### Records for this exercise
□ □ □ □ □ □ □
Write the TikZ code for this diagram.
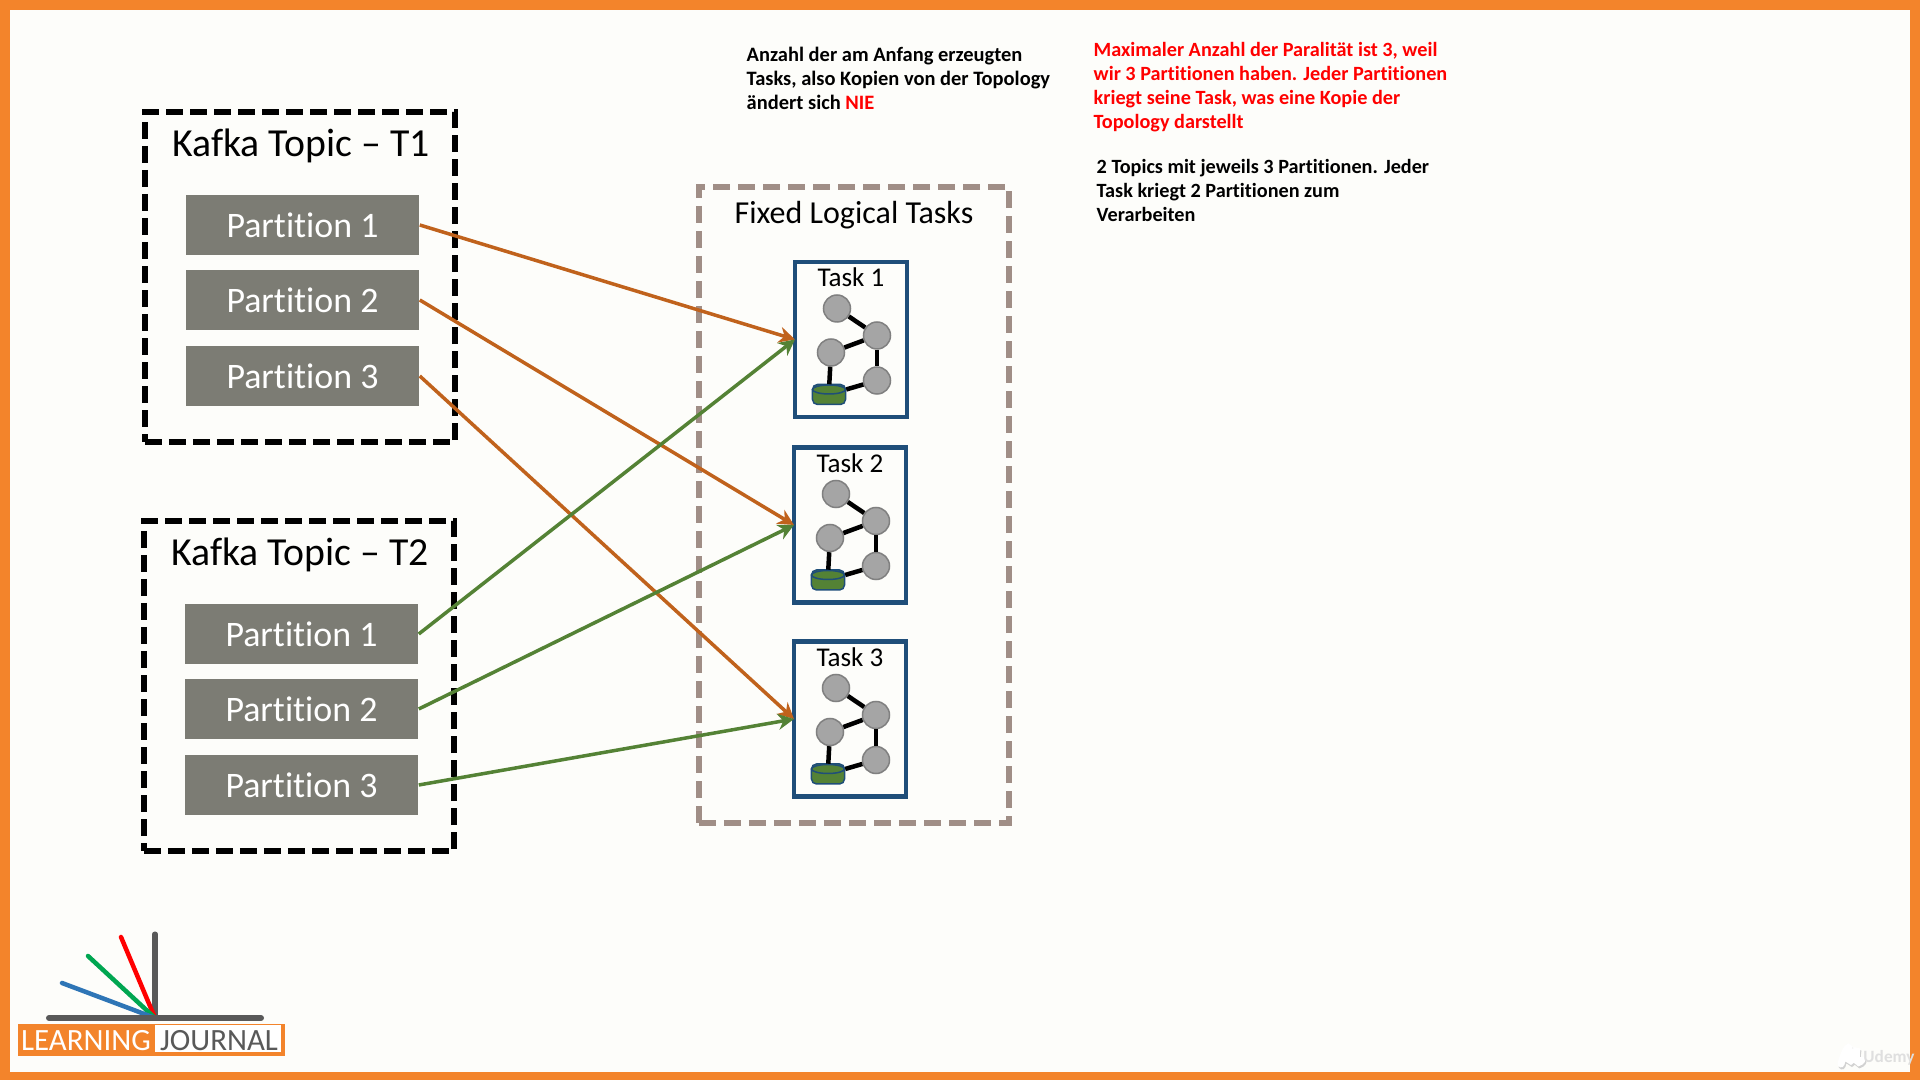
□ □ □ □ □ □ □
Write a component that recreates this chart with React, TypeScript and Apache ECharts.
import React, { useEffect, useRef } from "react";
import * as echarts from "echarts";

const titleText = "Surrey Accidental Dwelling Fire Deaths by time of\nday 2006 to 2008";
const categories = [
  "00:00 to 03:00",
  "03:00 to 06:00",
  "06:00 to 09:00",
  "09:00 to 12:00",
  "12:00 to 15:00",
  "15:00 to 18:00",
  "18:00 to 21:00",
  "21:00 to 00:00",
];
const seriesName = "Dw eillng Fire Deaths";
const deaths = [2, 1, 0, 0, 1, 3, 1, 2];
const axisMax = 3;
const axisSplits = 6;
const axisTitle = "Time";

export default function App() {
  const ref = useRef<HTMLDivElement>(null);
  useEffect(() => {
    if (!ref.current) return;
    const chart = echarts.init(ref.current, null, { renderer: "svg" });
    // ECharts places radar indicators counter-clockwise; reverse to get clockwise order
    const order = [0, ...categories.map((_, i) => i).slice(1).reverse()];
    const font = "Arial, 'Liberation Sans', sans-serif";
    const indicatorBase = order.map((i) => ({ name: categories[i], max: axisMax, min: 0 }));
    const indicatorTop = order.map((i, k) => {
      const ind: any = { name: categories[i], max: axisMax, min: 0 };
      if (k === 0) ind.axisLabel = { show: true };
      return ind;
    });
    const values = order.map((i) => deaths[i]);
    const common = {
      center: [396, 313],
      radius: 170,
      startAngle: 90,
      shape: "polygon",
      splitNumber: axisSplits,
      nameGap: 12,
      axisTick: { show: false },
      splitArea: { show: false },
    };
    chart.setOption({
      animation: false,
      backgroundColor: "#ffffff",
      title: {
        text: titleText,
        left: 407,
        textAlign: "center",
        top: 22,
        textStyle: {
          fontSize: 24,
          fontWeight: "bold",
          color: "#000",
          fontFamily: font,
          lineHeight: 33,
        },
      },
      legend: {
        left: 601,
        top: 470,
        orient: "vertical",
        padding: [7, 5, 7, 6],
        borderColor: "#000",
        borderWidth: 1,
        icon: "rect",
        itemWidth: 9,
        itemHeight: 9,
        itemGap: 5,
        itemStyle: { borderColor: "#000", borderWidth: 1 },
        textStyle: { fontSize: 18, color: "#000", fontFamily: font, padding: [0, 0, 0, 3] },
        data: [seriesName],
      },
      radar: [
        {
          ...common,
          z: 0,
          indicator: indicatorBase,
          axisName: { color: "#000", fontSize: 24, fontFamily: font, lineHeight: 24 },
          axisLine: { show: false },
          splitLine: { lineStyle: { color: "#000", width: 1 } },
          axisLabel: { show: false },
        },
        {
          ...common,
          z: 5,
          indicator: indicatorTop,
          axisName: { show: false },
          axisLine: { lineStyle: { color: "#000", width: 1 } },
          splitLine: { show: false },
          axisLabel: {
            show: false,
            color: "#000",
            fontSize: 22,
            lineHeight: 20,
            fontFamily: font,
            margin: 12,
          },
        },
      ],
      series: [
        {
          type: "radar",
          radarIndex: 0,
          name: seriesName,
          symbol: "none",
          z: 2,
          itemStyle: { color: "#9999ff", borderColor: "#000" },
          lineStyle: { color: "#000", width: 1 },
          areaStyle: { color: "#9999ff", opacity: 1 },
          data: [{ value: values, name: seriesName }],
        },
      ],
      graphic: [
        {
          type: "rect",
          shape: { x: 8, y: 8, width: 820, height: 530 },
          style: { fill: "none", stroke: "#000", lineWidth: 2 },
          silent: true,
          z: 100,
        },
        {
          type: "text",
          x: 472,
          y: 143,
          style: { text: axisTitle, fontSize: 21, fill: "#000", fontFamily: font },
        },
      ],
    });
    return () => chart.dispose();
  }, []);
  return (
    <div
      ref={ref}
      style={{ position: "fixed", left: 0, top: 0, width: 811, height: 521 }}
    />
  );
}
□ □ □ □ □ □ □
### Aim
Write out, exactly as they stand, the lines from the one containing "Write a component" through the one containing "import * as", both ends included.

### Output for this task
Write a component that recreates this chart with React, TypeScript and Apache ECharts.
import React, { useEffect, useRef } from "react";
import * as echarts from "echarts";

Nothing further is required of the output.